Q: Many car harnesses for dogs and travel carriers for various pets look pretty flimsy. Do these things really keep our animals safe in cars?

A: If you have pets who ride in the car with you, and you’re looking for a holiday present more meaningful than extra toys or treats, how about the gift of safety?

It’s simply dangerous for pets of any size to travel unrestrained in vehicles. Not only do loose pets distract drivers, but in case of a panic stop or accident, pets riding on a seat or human lap go flying and may be injured or killed. In addition, even a small unrestrained pet can become a hazardous projectile and cause serious injury to human passengers. For the same reasons we use car seats for kids and seat belts for adults, pets need safety restraints.
It’s long been recommended that smaller pets travel in body harnesses or soft carriers that interface with a car’s shoulder belt, or in a travel carrier or crate, for larger dogs.

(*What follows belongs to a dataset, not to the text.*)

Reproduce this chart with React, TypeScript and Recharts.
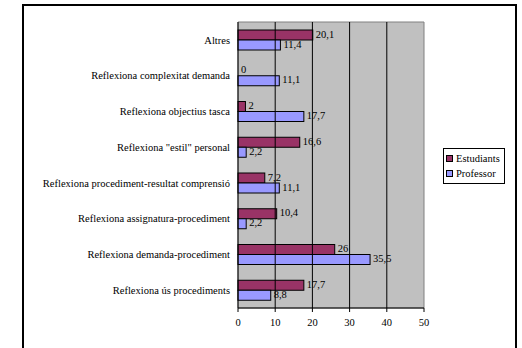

Those options keep pets in place during normal driving, reducing distractions. And in case of an accident, it was believed they might reduce the likelihood of pet injury.
But how did we know these harnesses and carriers would really protect our pets in an accident? As it turns out, all we had were manufacturers’ claims. Unlike child-safety restraints, little if any independent evaluation had been done on pet restraints until recently.
That changed when pet-safety advocate Lindsey A. Wolko founded the Reston, Va.-based Center for Pet Safety in 2011. It is a registered nonprofit research and advocacy organization dedicated to companion animal and consumer safety. Wolko got involved in pet safety literally by accident — when a travel harness failed to protect one of her own dogs from injury during a panic-stop highway incident. After her dog recovered, she looked for a better product but discovered there were no safety standards or required testing for pet products. She also learned that the Consumer Product Safety Commission didn’t monitor or regulate marketing claims related to pet product safety.
So the Center for Pet Safety became the first to independently test harnesses, carriers and crates using rigorous standards and simulated crash tests, similar to methods used to evaluate child-safety seats. They even created life-size crash-test dummy animals, ranging from small to large. In exhaustive tests on a broad sampling, most of these products failed.
The Center for Pet Safety notes on its website that its goal is not to attack manufacturers for selling well-intentioned products. The point isn’t that manufacturers are ignoring safety standards — it’s that there are no existing standards, through no fault of pet-product companies. By thoroughly evaluating products, the Center for Pet Safety hopes to provide the impetus needed to establish real safety standards and help companies make safer products.
Even without the guidance of safety standards, a few current products did well in the crash tests. While some top performers are pricey, others are more affordable — and it’s hard to put a price on the safety of a beloved pet.
The Center for Pet Safety website provides detailed results on how specific products performed in tests — including some eye-opening slow-motion videos showing what actually happens to a pet in an accident or short stop and exactly how various restraint products failed. To read the reports and view the videos, go to centerforpetsafety.org and click on the Test Results section. The information you learn could save your pet’s life.
Bottom line? A few products live up their protection claims. But even if you can’t afford one of the top performers, any restraint is better than none. At the very least, it will keep your pet safer in normal driving and make it much less likely to distract you behind the wheel. That alone can help you avoid trouble, since distracted driving is a leading cause of accident, injury and death on the road.
Of course, you can still get some fun toys and treats for holiday pet presents. But knowing your pets will be safer in the car will also give you extra peace of mind — a gift that’s priceless.